2016 Top 10 Tech Trends Disrupting Small and Medium Businesses
These technologies will improve business, spark innovation and drive down the cost of IT.
The global economic headwinds in 2016 will once again constrain IT budgets; nonetheless, the rapidly changing business climate continues to push IT executives to do much more with less. Additionally, there are new waves of next-generation technologies emerging and maturing that challenge the existing status quo and deserve IT executive attention.
These technologies will improve business outcomes as well as spark innovation and drive down the cost of IT services and solutions. IT executives must strategize with business executives to select and fund the appropriate next-generation technologies or find self-funding approaches to implementing them.
Simultaneously, IT executives will have to address the data and service level concerns that impact business outcomes, productivity and revenues so that there is more confidence in IT.
Lastly, IT executives will need to increase their focus on automation, operations simplicity, orchestration, and security so that IT can deliver more (again) at a lower cost while better protecting the organization from cybercrimes.
There are a number of major technology trends bombarding the market, exciting business executives, and putting pressure on IT executives to deliver. For the small- to mid-sized businesses (SMBs) there are 10 primary trends that executives should consider when evaluating long-term strategies and 2016 initiatives.
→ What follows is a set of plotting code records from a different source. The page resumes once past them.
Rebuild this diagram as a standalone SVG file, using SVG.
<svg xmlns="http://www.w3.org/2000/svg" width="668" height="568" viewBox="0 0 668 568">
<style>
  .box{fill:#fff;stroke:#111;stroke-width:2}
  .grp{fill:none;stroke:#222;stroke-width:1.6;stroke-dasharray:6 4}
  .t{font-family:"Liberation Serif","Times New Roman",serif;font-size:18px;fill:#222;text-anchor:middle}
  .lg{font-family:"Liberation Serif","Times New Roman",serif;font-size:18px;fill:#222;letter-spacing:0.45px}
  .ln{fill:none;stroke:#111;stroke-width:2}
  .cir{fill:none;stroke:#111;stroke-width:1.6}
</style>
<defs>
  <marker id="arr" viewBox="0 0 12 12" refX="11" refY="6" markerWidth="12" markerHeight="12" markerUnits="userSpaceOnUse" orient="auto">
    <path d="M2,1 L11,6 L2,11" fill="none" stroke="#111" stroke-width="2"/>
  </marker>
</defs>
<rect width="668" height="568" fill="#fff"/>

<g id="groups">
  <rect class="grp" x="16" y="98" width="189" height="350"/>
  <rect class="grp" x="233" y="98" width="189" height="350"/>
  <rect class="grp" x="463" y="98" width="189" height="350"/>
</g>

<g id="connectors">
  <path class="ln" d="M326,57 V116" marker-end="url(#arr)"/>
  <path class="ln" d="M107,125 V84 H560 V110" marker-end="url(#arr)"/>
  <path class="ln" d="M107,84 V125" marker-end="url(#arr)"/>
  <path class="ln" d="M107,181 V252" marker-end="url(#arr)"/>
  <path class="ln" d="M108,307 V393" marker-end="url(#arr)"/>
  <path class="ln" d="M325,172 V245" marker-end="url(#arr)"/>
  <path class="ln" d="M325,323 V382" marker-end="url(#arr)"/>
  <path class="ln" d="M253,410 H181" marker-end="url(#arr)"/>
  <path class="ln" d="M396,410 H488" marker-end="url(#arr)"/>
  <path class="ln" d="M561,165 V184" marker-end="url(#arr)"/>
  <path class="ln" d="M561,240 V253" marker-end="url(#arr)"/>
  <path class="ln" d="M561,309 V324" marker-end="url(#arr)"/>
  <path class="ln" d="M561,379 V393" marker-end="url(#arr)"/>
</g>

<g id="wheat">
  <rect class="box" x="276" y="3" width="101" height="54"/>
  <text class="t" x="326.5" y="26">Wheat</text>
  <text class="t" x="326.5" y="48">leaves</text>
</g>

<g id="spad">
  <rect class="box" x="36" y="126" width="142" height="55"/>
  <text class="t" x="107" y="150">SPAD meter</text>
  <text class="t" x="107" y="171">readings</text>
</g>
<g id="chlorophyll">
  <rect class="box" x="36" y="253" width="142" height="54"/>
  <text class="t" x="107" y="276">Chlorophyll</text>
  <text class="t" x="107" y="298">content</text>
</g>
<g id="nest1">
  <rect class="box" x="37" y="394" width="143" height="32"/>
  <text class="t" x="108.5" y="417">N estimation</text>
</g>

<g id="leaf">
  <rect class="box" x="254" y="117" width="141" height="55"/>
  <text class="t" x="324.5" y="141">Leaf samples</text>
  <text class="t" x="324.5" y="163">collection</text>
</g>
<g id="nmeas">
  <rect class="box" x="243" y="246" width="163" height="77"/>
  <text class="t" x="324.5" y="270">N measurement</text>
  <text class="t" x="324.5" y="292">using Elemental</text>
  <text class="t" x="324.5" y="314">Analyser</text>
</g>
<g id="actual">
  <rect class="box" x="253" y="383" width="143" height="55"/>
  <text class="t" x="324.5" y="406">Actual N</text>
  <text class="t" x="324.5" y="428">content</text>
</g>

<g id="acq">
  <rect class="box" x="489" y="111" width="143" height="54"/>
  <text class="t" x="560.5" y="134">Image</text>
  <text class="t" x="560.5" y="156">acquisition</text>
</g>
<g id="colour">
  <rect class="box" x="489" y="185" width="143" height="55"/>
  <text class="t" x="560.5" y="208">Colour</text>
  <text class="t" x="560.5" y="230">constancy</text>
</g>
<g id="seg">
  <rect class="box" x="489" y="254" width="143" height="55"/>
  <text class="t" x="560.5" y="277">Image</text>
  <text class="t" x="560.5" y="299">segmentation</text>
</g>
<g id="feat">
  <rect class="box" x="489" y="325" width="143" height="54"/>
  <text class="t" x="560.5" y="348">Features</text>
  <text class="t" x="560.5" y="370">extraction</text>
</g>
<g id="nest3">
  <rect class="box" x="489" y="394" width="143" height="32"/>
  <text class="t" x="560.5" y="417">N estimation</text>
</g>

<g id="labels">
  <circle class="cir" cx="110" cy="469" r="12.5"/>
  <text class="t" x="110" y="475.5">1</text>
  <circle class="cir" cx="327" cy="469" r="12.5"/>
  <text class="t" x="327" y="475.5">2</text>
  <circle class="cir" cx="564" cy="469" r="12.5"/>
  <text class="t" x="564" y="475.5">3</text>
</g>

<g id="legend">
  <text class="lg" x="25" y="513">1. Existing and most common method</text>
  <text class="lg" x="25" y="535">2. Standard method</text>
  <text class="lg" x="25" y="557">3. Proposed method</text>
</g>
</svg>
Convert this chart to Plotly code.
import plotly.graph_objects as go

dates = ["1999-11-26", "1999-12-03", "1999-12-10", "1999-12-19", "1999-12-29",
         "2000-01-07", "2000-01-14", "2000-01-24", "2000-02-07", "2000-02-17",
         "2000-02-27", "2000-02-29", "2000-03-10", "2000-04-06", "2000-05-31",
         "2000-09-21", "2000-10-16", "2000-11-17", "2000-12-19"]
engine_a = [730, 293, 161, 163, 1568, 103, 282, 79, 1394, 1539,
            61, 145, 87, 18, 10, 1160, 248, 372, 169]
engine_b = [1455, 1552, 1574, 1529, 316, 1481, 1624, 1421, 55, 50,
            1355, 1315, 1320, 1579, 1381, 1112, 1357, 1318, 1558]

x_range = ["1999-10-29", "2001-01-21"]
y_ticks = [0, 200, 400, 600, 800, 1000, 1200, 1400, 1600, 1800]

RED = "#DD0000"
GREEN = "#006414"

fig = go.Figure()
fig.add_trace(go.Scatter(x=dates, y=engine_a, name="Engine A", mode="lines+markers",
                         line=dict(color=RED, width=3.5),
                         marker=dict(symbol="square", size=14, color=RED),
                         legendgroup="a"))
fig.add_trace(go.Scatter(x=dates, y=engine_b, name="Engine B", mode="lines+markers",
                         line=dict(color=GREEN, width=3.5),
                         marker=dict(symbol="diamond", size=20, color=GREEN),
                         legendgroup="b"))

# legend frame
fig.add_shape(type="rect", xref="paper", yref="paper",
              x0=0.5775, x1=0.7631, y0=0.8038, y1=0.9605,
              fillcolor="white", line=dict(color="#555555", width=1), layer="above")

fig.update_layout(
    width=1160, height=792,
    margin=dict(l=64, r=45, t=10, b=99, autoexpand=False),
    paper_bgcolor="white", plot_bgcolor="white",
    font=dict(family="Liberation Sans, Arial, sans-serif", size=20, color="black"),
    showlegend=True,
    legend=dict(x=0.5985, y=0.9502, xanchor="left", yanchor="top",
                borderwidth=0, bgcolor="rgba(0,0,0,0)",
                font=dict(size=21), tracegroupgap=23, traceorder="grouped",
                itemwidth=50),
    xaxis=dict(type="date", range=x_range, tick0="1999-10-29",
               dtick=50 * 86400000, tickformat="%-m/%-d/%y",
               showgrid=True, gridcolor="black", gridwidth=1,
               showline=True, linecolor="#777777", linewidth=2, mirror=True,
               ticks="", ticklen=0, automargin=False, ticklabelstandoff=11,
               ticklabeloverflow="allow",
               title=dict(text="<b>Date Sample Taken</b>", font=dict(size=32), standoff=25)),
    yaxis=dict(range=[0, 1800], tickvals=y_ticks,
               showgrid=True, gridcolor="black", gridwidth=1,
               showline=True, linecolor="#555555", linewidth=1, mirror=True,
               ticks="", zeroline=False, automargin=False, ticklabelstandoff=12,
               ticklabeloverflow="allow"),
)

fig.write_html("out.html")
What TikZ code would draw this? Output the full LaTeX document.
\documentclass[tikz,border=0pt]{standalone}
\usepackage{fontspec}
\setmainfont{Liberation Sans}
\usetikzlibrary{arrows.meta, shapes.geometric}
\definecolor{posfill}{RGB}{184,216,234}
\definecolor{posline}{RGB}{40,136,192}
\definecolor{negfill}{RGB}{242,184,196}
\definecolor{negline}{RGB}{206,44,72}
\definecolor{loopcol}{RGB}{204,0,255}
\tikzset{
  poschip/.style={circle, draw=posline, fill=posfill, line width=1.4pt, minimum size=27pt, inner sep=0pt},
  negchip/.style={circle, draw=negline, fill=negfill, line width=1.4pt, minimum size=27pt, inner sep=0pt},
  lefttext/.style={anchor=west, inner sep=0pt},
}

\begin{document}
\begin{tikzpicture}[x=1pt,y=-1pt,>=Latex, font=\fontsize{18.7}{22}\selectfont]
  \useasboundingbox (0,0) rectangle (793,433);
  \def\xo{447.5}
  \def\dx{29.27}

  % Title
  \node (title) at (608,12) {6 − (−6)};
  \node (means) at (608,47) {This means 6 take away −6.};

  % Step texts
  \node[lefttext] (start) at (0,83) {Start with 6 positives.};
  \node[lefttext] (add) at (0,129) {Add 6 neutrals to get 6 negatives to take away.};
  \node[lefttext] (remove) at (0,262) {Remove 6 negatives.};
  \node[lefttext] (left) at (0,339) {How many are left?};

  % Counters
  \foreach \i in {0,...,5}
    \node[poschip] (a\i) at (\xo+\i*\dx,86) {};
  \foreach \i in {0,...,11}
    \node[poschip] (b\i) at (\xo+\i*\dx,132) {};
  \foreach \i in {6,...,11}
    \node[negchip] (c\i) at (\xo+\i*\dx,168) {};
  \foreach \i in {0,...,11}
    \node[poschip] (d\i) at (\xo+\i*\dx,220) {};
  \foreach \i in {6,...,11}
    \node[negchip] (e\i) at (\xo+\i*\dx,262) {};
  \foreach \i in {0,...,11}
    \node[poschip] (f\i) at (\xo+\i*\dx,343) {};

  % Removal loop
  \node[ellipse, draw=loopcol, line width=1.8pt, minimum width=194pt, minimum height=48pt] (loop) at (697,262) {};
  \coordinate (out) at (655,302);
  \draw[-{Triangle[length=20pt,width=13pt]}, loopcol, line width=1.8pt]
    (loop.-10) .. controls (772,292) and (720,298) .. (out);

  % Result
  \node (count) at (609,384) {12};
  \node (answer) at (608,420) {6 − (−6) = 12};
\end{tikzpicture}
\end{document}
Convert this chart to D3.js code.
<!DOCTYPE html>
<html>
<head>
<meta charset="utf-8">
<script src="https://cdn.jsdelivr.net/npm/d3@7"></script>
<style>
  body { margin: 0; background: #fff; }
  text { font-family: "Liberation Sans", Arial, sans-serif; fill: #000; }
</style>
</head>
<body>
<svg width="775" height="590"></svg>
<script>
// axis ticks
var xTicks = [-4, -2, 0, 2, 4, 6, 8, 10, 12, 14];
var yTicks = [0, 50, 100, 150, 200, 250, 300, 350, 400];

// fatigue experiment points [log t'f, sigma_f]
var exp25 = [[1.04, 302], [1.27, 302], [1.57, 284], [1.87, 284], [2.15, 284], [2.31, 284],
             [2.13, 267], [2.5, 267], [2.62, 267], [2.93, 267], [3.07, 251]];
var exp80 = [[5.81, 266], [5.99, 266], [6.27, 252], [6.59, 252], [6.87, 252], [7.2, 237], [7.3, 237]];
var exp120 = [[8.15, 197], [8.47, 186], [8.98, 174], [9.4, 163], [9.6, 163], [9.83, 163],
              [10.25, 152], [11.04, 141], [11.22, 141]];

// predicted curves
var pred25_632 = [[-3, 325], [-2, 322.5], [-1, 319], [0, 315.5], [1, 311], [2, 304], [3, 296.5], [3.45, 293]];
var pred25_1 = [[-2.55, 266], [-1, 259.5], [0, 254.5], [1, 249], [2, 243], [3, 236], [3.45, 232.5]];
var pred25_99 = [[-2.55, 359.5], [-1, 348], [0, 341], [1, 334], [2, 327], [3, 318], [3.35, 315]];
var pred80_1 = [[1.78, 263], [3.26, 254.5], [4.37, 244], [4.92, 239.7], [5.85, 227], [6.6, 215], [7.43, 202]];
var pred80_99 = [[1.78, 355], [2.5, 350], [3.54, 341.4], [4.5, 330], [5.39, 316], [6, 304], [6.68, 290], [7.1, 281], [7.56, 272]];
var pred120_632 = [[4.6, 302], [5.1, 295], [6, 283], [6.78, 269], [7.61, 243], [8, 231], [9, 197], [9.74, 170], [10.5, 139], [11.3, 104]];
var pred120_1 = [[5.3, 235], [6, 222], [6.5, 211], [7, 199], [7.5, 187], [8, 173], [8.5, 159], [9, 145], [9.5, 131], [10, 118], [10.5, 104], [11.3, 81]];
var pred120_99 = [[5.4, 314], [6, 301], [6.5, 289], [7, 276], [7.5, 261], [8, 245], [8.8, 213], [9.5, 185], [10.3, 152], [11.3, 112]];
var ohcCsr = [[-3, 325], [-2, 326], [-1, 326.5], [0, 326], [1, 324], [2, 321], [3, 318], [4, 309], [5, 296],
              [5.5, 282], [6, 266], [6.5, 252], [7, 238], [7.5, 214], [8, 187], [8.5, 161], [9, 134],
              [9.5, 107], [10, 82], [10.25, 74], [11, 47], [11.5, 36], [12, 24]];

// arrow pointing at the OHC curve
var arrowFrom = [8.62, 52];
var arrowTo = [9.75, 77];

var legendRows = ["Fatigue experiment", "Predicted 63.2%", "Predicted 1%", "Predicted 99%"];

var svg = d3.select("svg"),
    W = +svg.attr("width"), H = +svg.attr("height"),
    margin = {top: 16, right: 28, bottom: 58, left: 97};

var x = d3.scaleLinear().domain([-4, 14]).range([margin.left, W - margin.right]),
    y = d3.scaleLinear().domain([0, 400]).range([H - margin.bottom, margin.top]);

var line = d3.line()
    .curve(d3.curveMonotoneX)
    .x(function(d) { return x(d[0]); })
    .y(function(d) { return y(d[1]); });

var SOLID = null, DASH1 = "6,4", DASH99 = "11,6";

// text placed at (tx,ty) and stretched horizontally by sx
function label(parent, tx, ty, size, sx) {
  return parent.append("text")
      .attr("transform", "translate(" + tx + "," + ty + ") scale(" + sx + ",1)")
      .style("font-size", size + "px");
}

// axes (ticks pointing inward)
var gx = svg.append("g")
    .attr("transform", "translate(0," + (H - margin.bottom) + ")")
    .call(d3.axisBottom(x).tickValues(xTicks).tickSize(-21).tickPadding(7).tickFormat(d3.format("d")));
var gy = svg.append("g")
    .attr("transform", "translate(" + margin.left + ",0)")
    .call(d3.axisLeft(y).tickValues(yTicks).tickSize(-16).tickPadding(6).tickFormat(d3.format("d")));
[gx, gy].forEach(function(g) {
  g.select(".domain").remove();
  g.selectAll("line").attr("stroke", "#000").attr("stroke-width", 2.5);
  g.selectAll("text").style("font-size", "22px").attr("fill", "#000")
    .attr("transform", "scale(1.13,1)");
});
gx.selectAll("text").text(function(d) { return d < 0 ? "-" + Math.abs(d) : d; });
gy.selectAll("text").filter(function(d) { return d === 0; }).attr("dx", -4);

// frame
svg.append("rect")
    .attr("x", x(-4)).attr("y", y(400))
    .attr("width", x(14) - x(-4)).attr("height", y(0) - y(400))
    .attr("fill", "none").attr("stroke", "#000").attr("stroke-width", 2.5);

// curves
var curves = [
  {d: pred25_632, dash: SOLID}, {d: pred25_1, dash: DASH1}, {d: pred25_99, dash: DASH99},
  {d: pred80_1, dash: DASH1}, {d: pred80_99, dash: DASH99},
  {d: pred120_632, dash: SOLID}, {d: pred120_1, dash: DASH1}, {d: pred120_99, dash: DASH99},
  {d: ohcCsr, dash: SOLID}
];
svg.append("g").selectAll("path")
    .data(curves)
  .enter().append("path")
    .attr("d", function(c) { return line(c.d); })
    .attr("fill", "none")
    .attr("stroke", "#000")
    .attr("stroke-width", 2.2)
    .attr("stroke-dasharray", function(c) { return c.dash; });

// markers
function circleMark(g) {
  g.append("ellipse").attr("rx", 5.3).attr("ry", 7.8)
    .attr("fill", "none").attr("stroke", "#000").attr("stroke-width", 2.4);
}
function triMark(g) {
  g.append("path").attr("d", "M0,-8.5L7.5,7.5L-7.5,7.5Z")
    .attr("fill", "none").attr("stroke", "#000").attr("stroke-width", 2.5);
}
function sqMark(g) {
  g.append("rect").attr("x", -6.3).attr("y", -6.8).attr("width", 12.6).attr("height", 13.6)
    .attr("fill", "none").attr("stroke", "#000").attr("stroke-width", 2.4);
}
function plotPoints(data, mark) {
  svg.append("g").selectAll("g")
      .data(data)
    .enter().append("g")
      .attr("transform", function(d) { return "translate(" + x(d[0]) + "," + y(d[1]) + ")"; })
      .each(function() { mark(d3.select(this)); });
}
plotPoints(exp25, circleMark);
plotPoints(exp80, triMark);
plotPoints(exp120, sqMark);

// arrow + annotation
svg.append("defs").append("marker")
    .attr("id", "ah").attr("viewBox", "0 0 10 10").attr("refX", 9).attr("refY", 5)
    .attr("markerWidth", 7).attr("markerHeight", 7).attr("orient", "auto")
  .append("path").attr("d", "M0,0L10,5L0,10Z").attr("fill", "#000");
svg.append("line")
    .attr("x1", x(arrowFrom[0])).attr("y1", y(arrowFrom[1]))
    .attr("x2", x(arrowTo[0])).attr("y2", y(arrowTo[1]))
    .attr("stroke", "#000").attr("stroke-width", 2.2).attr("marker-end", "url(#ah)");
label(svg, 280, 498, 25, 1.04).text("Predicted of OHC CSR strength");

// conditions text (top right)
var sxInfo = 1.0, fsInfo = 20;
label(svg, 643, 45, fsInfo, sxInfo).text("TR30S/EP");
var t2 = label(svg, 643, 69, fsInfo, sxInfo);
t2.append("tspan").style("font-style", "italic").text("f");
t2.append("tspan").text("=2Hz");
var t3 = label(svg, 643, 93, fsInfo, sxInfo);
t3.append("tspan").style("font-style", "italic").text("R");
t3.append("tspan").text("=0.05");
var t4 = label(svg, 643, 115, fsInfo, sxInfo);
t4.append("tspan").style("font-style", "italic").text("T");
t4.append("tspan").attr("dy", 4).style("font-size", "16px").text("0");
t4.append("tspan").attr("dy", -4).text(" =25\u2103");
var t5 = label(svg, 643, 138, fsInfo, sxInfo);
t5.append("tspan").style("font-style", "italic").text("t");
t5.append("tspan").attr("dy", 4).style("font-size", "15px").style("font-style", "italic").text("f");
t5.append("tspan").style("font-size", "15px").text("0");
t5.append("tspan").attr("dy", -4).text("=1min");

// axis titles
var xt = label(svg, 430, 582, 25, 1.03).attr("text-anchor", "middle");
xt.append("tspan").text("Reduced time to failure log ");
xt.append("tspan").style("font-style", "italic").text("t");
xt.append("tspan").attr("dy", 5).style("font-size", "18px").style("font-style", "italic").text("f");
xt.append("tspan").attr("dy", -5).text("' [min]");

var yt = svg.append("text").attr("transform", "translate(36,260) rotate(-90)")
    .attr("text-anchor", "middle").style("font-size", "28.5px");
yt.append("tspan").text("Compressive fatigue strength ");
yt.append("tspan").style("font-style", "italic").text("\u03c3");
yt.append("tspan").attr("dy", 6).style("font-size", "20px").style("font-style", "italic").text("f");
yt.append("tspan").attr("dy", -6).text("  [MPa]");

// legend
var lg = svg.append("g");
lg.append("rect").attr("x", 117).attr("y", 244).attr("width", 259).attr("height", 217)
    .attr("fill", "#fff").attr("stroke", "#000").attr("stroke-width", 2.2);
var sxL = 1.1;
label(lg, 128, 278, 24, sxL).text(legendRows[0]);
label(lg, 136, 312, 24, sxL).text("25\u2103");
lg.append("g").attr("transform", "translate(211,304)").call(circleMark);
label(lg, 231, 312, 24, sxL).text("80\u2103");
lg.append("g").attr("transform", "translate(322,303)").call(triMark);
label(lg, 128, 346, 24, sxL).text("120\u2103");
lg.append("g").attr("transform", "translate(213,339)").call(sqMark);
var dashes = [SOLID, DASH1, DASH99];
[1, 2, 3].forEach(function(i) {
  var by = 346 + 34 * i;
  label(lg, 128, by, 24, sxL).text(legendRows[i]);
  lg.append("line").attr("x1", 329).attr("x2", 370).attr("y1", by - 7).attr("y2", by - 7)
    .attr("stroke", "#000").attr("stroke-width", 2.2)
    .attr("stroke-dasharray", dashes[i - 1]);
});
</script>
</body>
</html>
The 10 Disruptive Technology Trends
1. Analytics
In 2016 analytics will become tightly intertwined with systems of engagement and systems of record. Leading edge companies will be creating systems of insight that meld these systems together and add in the analytics components so that real-time personalized analyses can be used to augment marketing, privacy, revenue generation, and security objectives.
This merger of analytics with real-time transaction processing is instrumental to mass personalization (discussed below). SMBs will need to keep pace with the innovators to protect market share and keep customers loyal.
2. API (Application Program Interface) economy
The ability to utilize cloud applications and microservices through standard APIs will quicken the pace of delivery of new, innovative applications by new digital disruptors across multiple industry sectors.
This will force existing industry players to follow suit. This methodology is already shaking up more than IT – it is lowering the barriers to entry and enabling entrants to provide services at lower costs. Look for 2016 to be another big year of disruption in all sectors.
3. Cloud
The cloud market will continue to grow with private cloud implementations exceeding those of public clouds. Nonetheless, the public cloud market is growing faster and by 2020 will be the larger of the two.
The reason: business and IT executives are beginning to learn that implementing a cloud platform is more complex and expensive than initially thought. Moreover, the bifurcation of cloud APIs and standards means that the selection of a cloud platform implies making a proprietary choice. Infrastructure as a Service (IaaS) solutions are starting to blur with the Platform as a Service (PaaS) ones. For business executives the key questions are build or buy, CapEx or OpEx, public or private, and in-house or external.
4. DevOps (Developer Operations)
DevOps will dramatically change the way expectations of IT and IT operations. The ability to deliver code changes in less than a day, a day or a week will impact business and IT processes.
The full implementation of DevOps will represent a true cultural change to an organization. Development will subsume operations and make IT responsive to the business like it has never been. However, this “nirvana” will take time (years) to flow through decent sized SMB or a large organization and executives should be prepared for the active, and passive, resistance to the change. 2016 may prove to be the year that the DevOps movement becomes mainstream – or it could be the year it falls into the trough of disillusionment.